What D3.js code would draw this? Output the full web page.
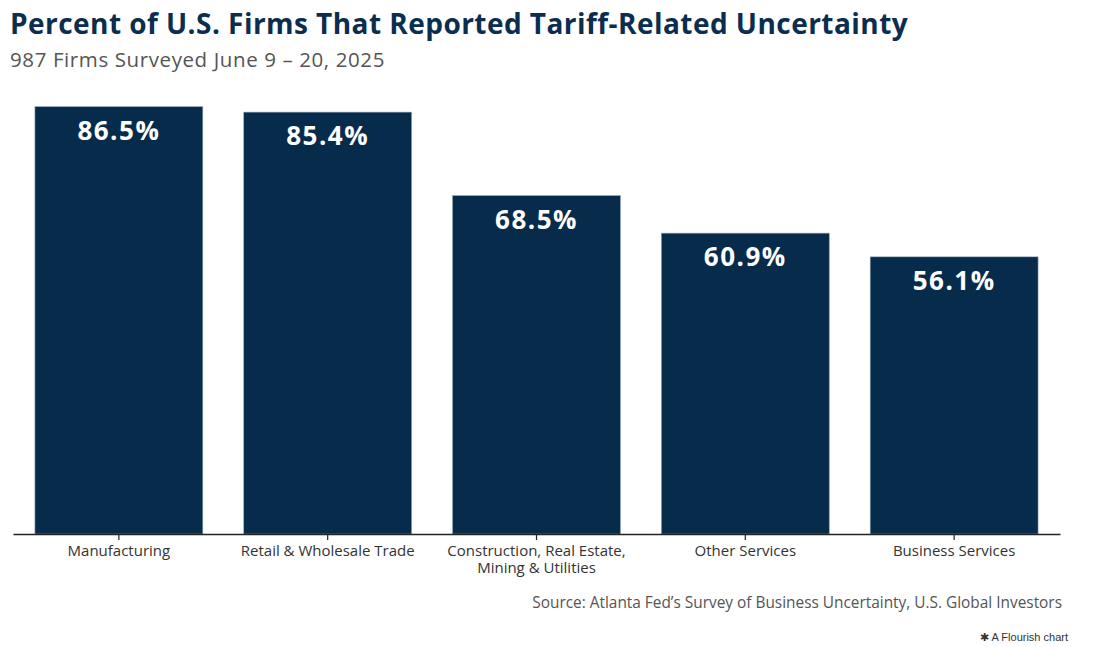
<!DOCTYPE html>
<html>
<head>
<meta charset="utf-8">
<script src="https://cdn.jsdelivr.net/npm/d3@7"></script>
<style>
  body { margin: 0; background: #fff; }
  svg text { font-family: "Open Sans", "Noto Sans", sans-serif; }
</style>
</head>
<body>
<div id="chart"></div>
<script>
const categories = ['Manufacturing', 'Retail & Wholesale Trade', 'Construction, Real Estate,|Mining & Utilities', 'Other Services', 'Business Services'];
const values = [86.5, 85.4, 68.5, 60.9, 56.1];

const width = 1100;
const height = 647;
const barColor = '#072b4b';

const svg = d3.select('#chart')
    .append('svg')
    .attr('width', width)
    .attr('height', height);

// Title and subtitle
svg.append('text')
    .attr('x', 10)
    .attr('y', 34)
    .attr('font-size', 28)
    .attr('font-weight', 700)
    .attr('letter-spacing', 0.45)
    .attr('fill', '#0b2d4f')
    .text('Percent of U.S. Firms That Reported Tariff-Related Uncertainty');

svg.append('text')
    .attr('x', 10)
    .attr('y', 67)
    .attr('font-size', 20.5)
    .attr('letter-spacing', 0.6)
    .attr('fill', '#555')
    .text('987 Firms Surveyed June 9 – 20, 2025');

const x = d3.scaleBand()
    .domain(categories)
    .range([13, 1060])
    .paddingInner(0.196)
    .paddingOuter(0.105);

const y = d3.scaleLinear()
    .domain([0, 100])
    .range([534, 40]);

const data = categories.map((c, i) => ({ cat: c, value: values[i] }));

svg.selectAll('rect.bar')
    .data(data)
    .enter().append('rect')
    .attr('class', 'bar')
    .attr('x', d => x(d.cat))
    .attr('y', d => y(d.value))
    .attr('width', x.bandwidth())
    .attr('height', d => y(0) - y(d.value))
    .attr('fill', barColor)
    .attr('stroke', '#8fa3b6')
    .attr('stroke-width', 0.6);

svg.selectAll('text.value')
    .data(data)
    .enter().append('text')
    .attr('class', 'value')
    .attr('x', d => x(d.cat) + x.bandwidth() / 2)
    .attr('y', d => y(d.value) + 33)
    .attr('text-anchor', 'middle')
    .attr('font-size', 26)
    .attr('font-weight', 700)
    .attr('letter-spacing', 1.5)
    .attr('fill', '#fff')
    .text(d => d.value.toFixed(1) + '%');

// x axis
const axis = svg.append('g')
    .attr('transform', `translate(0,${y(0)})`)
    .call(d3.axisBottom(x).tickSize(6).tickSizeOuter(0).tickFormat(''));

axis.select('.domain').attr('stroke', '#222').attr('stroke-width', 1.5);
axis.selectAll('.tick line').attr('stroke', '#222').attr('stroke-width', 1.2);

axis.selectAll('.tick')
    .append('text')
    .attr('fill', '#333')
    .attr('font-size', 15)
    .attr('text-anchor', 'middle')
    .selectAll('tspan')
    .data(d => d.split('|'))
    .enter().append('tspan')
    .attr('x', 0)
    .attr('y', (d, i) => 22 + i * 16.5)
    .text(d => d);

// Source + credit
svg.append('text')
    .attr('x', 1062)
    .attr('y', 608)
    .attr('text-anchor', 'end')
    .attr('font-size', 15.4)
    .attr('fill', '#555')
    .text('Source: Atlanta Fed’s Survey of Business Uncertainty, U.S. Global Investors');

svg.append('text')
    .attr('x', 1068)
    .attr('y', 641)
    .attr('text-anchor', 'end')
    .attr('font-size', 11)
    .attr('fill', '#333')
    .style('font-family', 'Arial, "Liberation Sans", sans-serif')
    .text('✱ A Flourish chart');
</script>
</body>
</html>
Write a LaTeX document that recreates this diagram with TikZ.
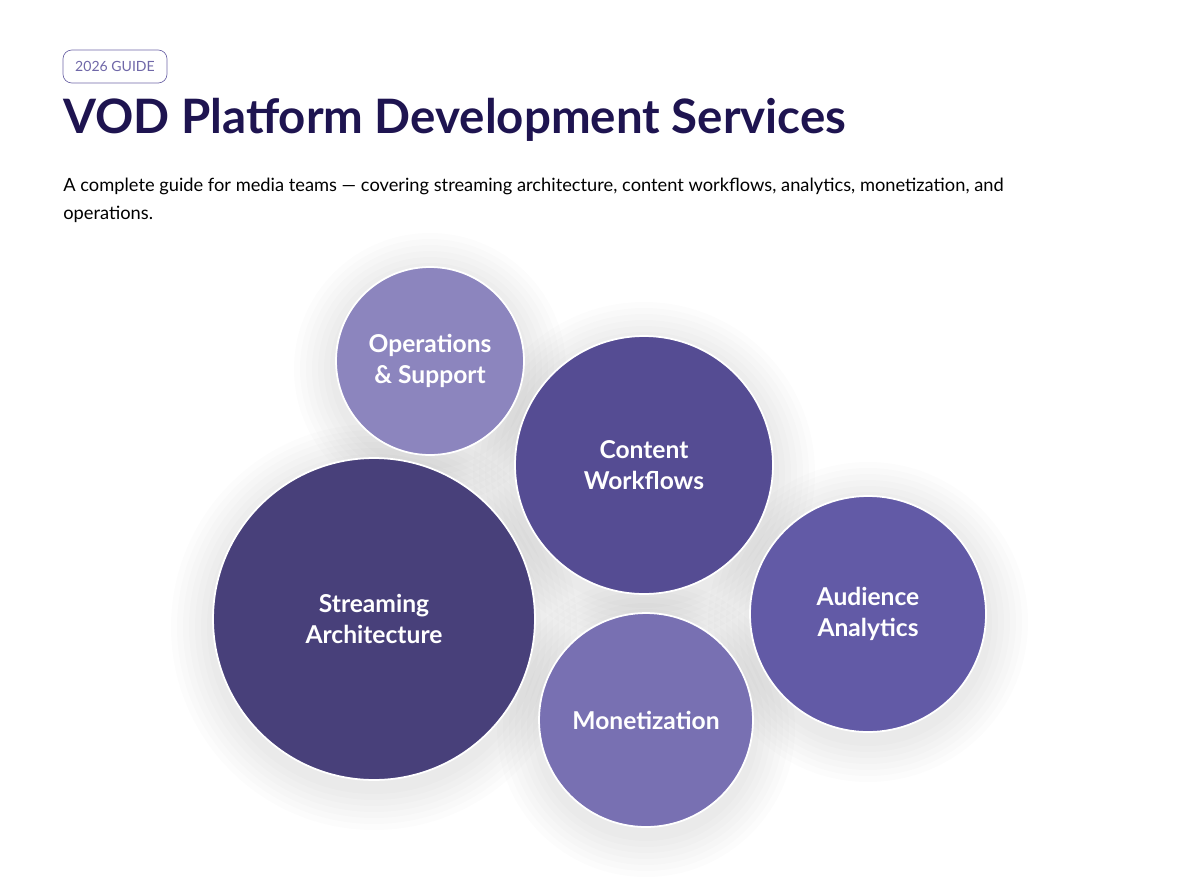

* Aim
Reproduce, word for word, every line from the start of the records down to and including the line with "d.value.toFixed(1) + '%');"; skip the pictures.

* Complete answer
What D3.js code would draw this? Output the full web page.
<!DOCTYPE html>
<html>
<head>
<meta charset="utf-8">
<script src="https://cdn.jsdelivr.net/npm/d3@7"></script>
<style>
  body { margin: 0; background: #fff; }
  svg text { font-family: "Open Sans", "Noto Sans", sans-serif; }
</style>
</head>
<body>
<div id="chart"></div>
<script>
const categories = ['Manufacturing', 'Retail & Wholesale Trade', 'Construction, Real Estate,|Mining & Utilities', 'Other Services', 'Business Services'];
const values = [86.5, 85.4, 68.5, 60.9, 56.1];

const width = 1100;
const height = 647;
const barColor = '#072b4b';

const svg = d3.select('#chart')
    .append('svg')
    .attr('width', width)
    .attr('height', height);

// Title and subtitle
svg.append('text')
    .attr('x', 10)
    .attr('y', 34)
    .attr('font-size', 28)
    .attr('font-weight', 700)
    .attr('letter-spacing', 0.45)
    .attr('fill', '#0b2d4f')
    .text('Percent of U.S. Firms That Reported Tariff-Related Uncertainty');

svg.append('text')
    .attr('x', 10)
    .attr('y', 67)
    .attr('font-size', 20.5)
    .attr('letter-spacing', 0.6)
    .attr('fill', '#555')
    .text('987 Firms Surveyed June 9 – 20, 2025');

const x = d3.scaleBand()
    .domain(categories)
    .range([13, 1060])
    .paddingInner(0.196)
    .paddingOuter(0.105);

const y = d3.scaleLinear()
    .domain([0, 100])
    .range([534, 40]);

const data = categories.map((c, i) => ({ cat: c, value: values[i] }));

svg.selectAll('rect.bar')
    .data(data)
    .enter().append('rect')
    .attr('class', 'bar')
    .attr('x', d => x(d.cat))
    .attr('y', d => y(d.value))
    .attr('width', x.bandwidth())
    .attr('height', d => y(0) - y(d.value))
    .attr('fill', barColor)
    .attr('stroke', '#8fa3b6')
    .attr('stroke-width', 0.6);

svg.selectAll('text.value')
    .data(data)
    .enter().append('text')
    .attr('class', 'value')
    .attr('x', d => x(d.cat) + x.bandwidth() / 2)
    .attr('y', d => y(d.value) + 33)
    .attr('text-anchor', 'middle')
    .attr('font-size', 26)
    .attr('font-weight', 700)
    .attr('letter-spacing', 1.5)
    .attr('fill', '#fff')
    .text(d => d.value.toFixed(1) + '%');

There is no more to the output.